Eis um livro a que sempre volto, por razões várias, e que colecciono
na estante da minha “biblioteca dos pequenos livros”. Uma das novelas de Mário
de Carvalho de que mais gosto e que, ao longo do tempo, me faz crer que a
eternidade de um texto reside tanto no apuro sintáctico, na beleza semântica, nesse
modo divertido de irmos atrás de vocábulos invulgares, como no lastro que ele deixa
na memória do nosso quotidiano.
Quero dizer que certos livros, como este, fazem-nos
compreender o próprio dia-a-dia pois, na sua arqueologia profunda, o guardam lá
dentro.
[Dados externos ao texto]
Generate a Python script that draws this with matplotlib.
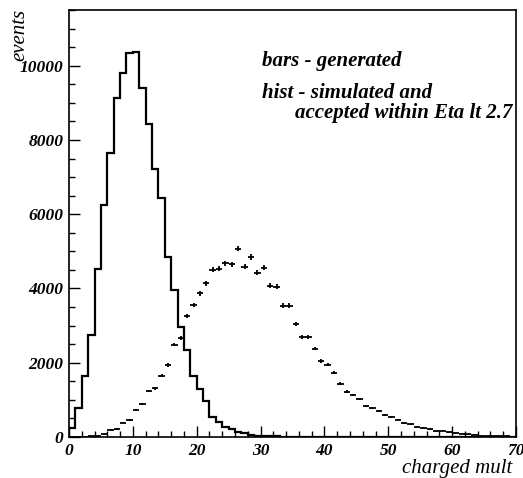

Explicam-nos como a cidade de Lisboa se distribui vagueando na geografia
que as ruas cravam na nossa mnemónica urbana. Executam um princípio fundamental
que diz ser a ficção o melhor aliado emocional da História, a melhor tabela
para o seu mais íntimo entendimento. Finalmente, acalmam-nos na nossa mais arreigada,
e tantas vezes injustificada, descrença pessimista no dia que vem aí. A melhor
ficção está sempre, no presente, a dizer-nos que a insegurança que a sociedade
nos coloca dentro do nosso coração pré-deprimido deve ser combatida, pois o
curso livre das ideias, a circulação democrática na cidade, a solidariedade
pela opinião contrária, são fundamentos legados pelo 25 de Abril e de que jamais poderemos abrir mão.
jef, fevereiro 2020
Nota. Esta novela está actualmente editada na Porto Editora em conjunto
com outros dois textos imprescindíveis para compreender a diversidade narrativa
em Mário de Carvalho: «Quatrocentos Mil Sestércios» e «O Conde Jano».